新技術でALS患者も会話可能に 脳の神経信号を機械学習で音声にするBCI

(※本記事は『THE CONVERSATION』に2024年8月22日付で掲載された記事を、許可を得て掲載しています)

白い部屋にたくさんの機械が据え付けられた椅子に座る男性の後ろ姿。向こう側には大きなディスプレイがあり、黒い画面に緑色の丸と「the technology working well is a nice bonus」という白い文字が表示されている
筋萎縮性側索硬化症(ALS)を患うケイシー・ハレル氏は、脳とコンピュータを接続するインターフェースを用いて、思考を言葉に変換する研究に協力している。Copyright:Nicholas Card

脳コンピュータ・インターフェース(以下BCI)は、麻痺した人々が失った機能、例えば手を動かす機能を取り戻すための画期的な技術である。このデバイスは脳からの信号を記録し、ユーザーが意図する行動を解読して、通常は筋肉を制御するために脳からの信号を伝える損傷した神経をバイパスする。

2006年以来、BCIのデモンストレーションは主に、コンピュータのカーソルロボットアームを操作することで、人々が腕や手の動きを取り戻すことに焦点を当ててきた。最近では、研究者たちは話すことができない人々のために、コミュニケーションを回復させるための音声用BCIの開発を始めている。

ユーザーが話そうと試みると、これらのインターフェースは話すための筋肉の動きに関連する個々の脳信号を記録し、それを言葉に変換する。
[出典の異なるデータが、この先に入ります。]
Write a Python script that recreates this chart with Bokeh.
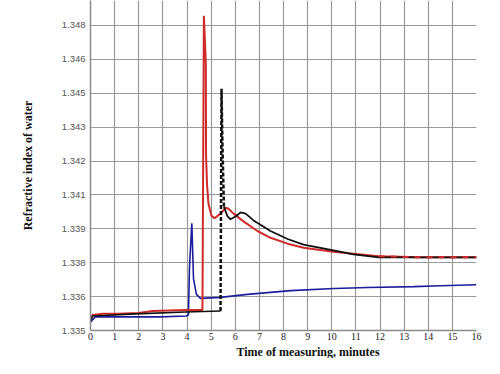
from bokeh.plotting import figure
from bokeh.models import Range1d, FixedTicker, CustomJSTickFormatter, Title
from bokeh.embed import file_html
from bokeh.resources import INLINE

# ---- data (time in minutes, refractive index) ----
blue_t = [0, 0.2, 1.2, 2.9, 3.98, 4.06, 4.1, 4.2, 4.27, 4.39, 4.56, 5.39, 6.5, 8.3, 10.1, 11.5, 13.4, 14.5, 16]
blue_n = [1.33537, 1.33558, 1.33558, 1.33558, 1.33562, 1.33567, 1.33762, 1.33957, 1.33720, 1.33654,
          1.33637, 1.33641, 1.33654, 1.33670, 1.33679, 1.33683, 1.33687, 1.33691, 1.33695]

red_t = [0, 0.08, 0.5, 1.16, 1.99, 2.57, 3.94, 4.64, 4.7, 4.78, 4.79, 4.83, 4.89, 5.01, 5.14, 5.39,
         5.6, 5.72, 5.93, 6.34, 6.92, 7.46, 8.17, 8.83, 10.07, 11.94, 13.68, 16]
red_n = [1.33541, 1.33566, 1.33571, 1.33571, 1.33575, 1.33583, 1.33587, 1.33587, 1.34841, 1.34642,
         1.34248, 1.34123, 1.34040, 1.33990, 1.33978, 1.33998, 1.34023, 1.34019, 1.33998, 1.33965,
         1.33924, 1.33895, 1.33870, 1.33853, 1.33836, 1.33816, 1.33812, 1.33812]

black_base_t = [0, 0.08, 1.87, 3.94, 5.39]
black_base_n = [1.33537, 1.33562, 1.33571, 1.33579, 1.33583]
black_spike_t = [5.39, 5.43, 5.47, 5.53]
black_spike_n = [1.33583, 1.34530, 1.34289, 1.34028]
black_tail_t = [5.53, 5.68, 5.8, 6.01, 6.22, 6.43, 6.76, 7.46, 8.17, 8.83, 10.07, 10.9, 11.94, 16]
black_tail_n = [1.34028, 1.33986, 1.33974, 1.33986, 1.34003, 1.33998, 1.33969, 1.33924, 1.33890,
                1.33866, 1.33841, 1.33824, 1.33812, 1.33812]

x_ticks = list(range(0, 17))
y_tick_labels = ["1.335", "1.336", "1.338", "1.339", "1.341", "1.342", "1.343", "1.345", "1.346", "1.348"]
y_min, y_max_label = 1.335, 1.348

step = (y_max_label - y_min) / 9
y_ticks = [y_min + k * step for k in range(10)]

FRAME_H = 331
px_per_unit = (FRAME_H - 25) / (y_max_label - y_min)
y_end = y_min + FRAME_H / px_per_unit

p = figure(width=484, height=358, output_backend="svg", toolbar_location=None,
           x_range=Range1d(0, 16), y_range=Range1d(y_min, y_end),
           min_border_left=90, min_border_right=8, min_border_top=0, min_border_bottom=0)
p.background_fill_color = "white"
p.border_fill_color = "white"
p.outline_line_color = None

# axes
p.xaxis.ticker = FixedTicker(ticks=x_ticks)
p.yaxis.ticker = FixedTicker(ticks=y_ticks)
p.yaxis.formatter = CustomJSTickFormatter(args=dict(labels=y_tick_labels, y0=y_min, st=step), code="""
    const i = Math.round((tick - y0) / st);
    return (i >= 0 && i < labels.length) ? labels[i] : "";
""")
for ax in (p.xaxis, p.yaxis):
    ax.major_tick_line_color = None
    ax.minor_tick_line_color = None
    ax.axis_line_color = "#8a8a8a"
    ax.axis_line_width = 1.5
    ax.major_tick_out = 0
    ax.major_tick_in = 0

p.xaxis.major_label_text_font = "Liberation Serif"
p.xaxis.major_label_text_font_size = "10px"
p.xaxis.major_label_text_color = "#222222"
p.xaxis.major_label_standoff = 2

p.yaxis.major_label_text_font = "Liberation Sans"
p.yaxis.major_label_text_font_size = "9.5px"
p.yaxis.major_label_text_color = "#555555"
p.yaxis.major_label_standoff = 5
p.yaxis.axis_label = "Refractive index of water"
p.yaxis.axis_label_text_font = "Liberation Serif"
p.yaxis.axis_label_text_font_style = "bold"
p.yaxis.axis_label_text_font_size = "12px"
p.yaxis.axis_label_text_color = "#111111"
p.yaxis.axis_label_standoff = 24

xt = Title(text="Time of measuring, minutes", align="left", offset=146,
           text_font="Liberation Serif", text_font_style="bold", text_font_size="12px",
           text_color="#111111")
if "standoff" in Title.properties():
    xt.standoff = 0
p.add_layout(xt, "below")

p.xgrid.grid_line_color = "#9a9a9a"
p.ygrid.grid_line_color = "#9a9a9a"
p.xgrid.grid_line_width = 1.2
p.ygrid.grid_line_width = 1.2

RED = "#d02a2a"
BLUE = "#1c1c9c"
BLACK = "#111111"

p.line(blue_t, blue_n, line_color=BLUE, line_width=1.6)
p.line(red_t, red_n, line_color=RED, line_width=2)
p.line(black_base_t, black_base_n, line_color=BLACK, line_width=1.6)
p.line(black_spike_t, black_spike_n, line_color=BLACK, line_width=2.5, line_dash="4 2")
p.line(black_tail_t, black_tail_n, line_color=BLACK, line_width=1.8)
tail_t = [t for t in red_t if t >= 11.9]
tail_n = red_n[len(red_t) - len(tail_t):]
p.line(tail_t, tail_n, line_color=RED, line_width=2, line_dash="6 6")

open("out.html", "w").write(file_html(p, INLINE))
その言葉はテキストとして画面に表示されるか、テキスト読み上げソフトウェアを使用して音声として出力される。

私は米カリフォルニア大学デービス校の神経補綴研究所(Neuroprosthetics Lab)に所属する研究者であり、BrainGate2臨床試験の一環として活動している。最近、私たちの研究チームは、ルー・ゲーリッグ病としても知られるALS(筋萎縮性側索硬化症)を患う男性の試みた発話を解読する音声用BCIを実証した。このインターフェースは、脳信号をテキストに変換し、その正確性は97%以上である。このシステムの重要な要素は、自然な脳信号を解釈するのを助けるAI言語モデルのセットである。

脳信号の記録

私たちの音声用BCIの最初のステップは、脳信号の記録である。脳信号にはいくつかの発生源があり、その中には記録のために手術が必要なものもある。手術で埋め込まれる記録デバイスは、ニューロンに近い位置に配置されるため、より強い信号を干渉なく取得できる。これらの神経記録デバイスには、脳の表面に配置される電極のグリッドや、脳組織に直接埋め込まれる電極が含まれる。

今回の研究では、参加者であるケイシー・ハレル氏の発話運動皮質、つまり発話に関連する筋肉を制御する脳の一部に、手術で配置された電極アレイを使用した。ハレル氏が話そうと試みる際の神経活動を、256本の電極から記録した。

底部にスパイクが並ぶ小さな正方形のデバイスと、上部に束ねられたワイヤー
脳組織に埋め込まれた64本の電極アレイが神経信号を記録する。Copyright:UC Davis Health

脳信号の解読

記録の次は、「複雑な脳信号を、ユーザーが言おうとしている言葉に関連付ける」段階だ。